Referring to FIG. 1, the basic elements of the new system, analogous to the aforementioned vertical pass systems, comprise a piping system 2, which through piping from a reservoir (not shown), circulates the electrolyte in the direction of the arrows into the tank 3, up through the tube-like electrotreating corridors 4 and 4', through overflows 5 and 5', and into collector tank 6 for return to the reservoir--thereby maintaining requisite agitation and concentration of the electrolyte solution. Strip 7 enters the cell by initially being wrapped around conductor roll 8 and thereafter passing into the flow channel of corridor 4, the walls of which can be made of metal, plastic-type materials, or any other material compatible with the electrolyte being employed. On each side of the walls of the corridor is an opening wherein one or more T-shaped anodes 9 are placed, preferably in staggered relationship to those on the opposite wall. Such staggering is particularly desirable for electrodeposition processes so as to prevent one anode from plating onto the other anode. After entering tank 3, it is necessary to change the direction of the strip for passage through the next corridor. This is accomplished by sink roll 10. After its upward passage through corridor 4', any contaminants which might be dragged by the strip onto the conductor roll 8' are removed by spray headers 11. To prevent arcing from damaging the strip, hold-down roll 12 may be placed slightly below the tangent point at where the strip contacts the conductor roll.

It is well known that various alternatives are available for conducting electricity into and away from the strip. For example, if the apparatus were to be utilized solely for electrolytic cleaning or pickling, electrodes in the down-pass (or the up-pass) could be made either positive or negative with respect to the steel strip, depending on the polarity of the conductor roll which imparts the same polarity to the strip. Strip polarity can also be varied in either flow channel by varying the lead connections from the power supply. In an electroplating mode, the conductor roll and strip would be made cathodic (negative polarity) with respect to the electrodes, functioning as anodes. While the use of conductor rolls for making direct electrical contact with the strip is preferable for high current density electrotreating processes, i.e. current densities in excess of 500 amps/ft..sup.2, it should be recognized that the use of conductor rolls are not essential and that current transfer to the strip can be effected by what has been termed bi-polar electrolyzing (see for example U.S. Pat. No. 2,165,326) in which transfer may be effected from an electrode of one polarity, through the electrolyte to the strip and again through the electrolyte to an electrode of opposite polarity.

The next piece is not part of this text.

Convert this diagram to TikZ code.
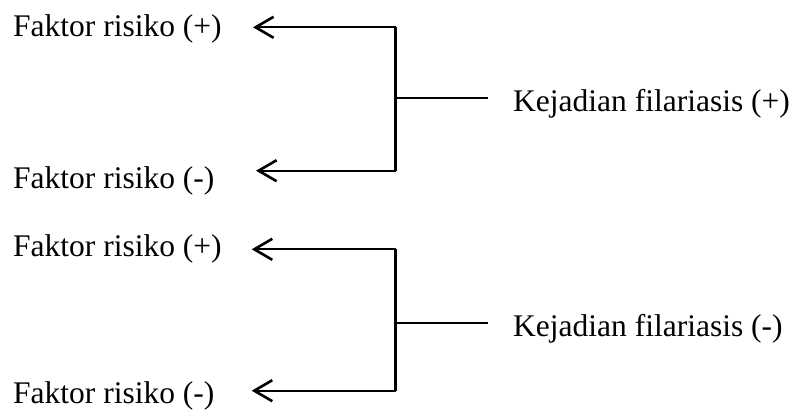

Details of a preferred design for the T-shaped electrodes (9 and 9') utilized in the instant apparatus are shown in FIGS. 2 and 3. Electrode 9 comprises two main portions: (i) inner portion 14 for insertion in liquid-tight engagement with the surfaces 15 of the hole in the wall of conduit 4, and (ii) an outer, flange portion 16 for exerting a sealing force against the outer wall surface 4.sub.o of the conduit wall. For more efficient current carrying ability, a bus bar, e.g. made from copper, may be integrally cast in the electrode body to enable electrical contact to be made from outside of the tank and away from possible contamination by the electrolyte. Additionally, such integral casting provides both better mechanical and electrical contact than would be achieved by the conventional manner of merely bolting the bus bar to the electrode. To prevent perturbation in the flow of the electrolyte through the flow channel of corridor 4, inner electrode face 14.sub.i desirably will be designed so as to fit flush with inner wall face 4.sub.i. To achieve desired liquid-tight sealing, bracket 18 may be employed in conjunction with anchoring screws 19 so that flange portion 16 may be exerted to bear either (a) directly against outer wall 4.sub.0 (not shown) or (b) against packing 20, both to seal and insulate the flange portion from cell wall. In addition to the improved sealing, and the ease of electricl connection permitted by use of the flange portion 16, the larger, external surface also permits enhanced electrode cooling; e.g. by natural convection, with or without the use of cooling fins, or by conductive cooling with a fluid heat transfer medium.

Claims

1. In an apparatus for the electrotreating of an extended length of metal strip comprising,

two tube-like elecrolyte corridors for the passage of electrolyte therethrough, said tube-like corridors being supported, with their axes substantially vertical, above an electrolyte tank,

an ingress roll over which the strip passes prior to its downward passage into the upper portion of one of said corridors,

supported in said tank, a sink-roll around which the strip passes prior to its entrance into the lower portion of the second of said corridors,

an egress roll over which the strip passes after its passage from the upper portion of said second corridor,

means for supplying an electrotreating current to said strip,

means for flowing electrolyte into the lower portions of said corridors and overflow means for carrying electrolyte from the upper portions of said corridors back to said electrolyte tank,

the improvement, in which said means for supplying an electrotreating current include electrodes inserted into holes in the corridor walls and insertable from the outer surface of said walls, the outer wall surface in proximity to such electrodes being free from contact by the electrolyte, said electrodes (i) having an outer flange portion for exerting a liquid-tight sealing force against the corridor wall outer surface and (ii) an inner portion inserted into said wall holes, such that when so inserted (a) the inner electrode face will be in parallel opposition to a strip face and substantially flush with the corridor wall inner surface and (b) the horizontal electrode surface immediate to said inner electrode face is in liquid-tight engagement with the hole surface surrounding it.

2. The method of claim 1, wherein said overflow means includes piping for carrying electrolyte back to said tank while preventing contact of the electrolyte with the corridor wall outer surfaces.

3. The method of claim 2, wherein the normal distance between the corridor wall inner surfaces is within the range 1/2 to 3 inches.

4. The apparatus of claim 3, in which said electrode outer flange portion and inner portion are cast an integral unit, said outer flange portion being cast around a bus-bar for contact to a terminal of a voltage source.

5. The apparatus of claim 4, in which said ingress and egress rolls are connected to a power source so as to serve as conductor rolls.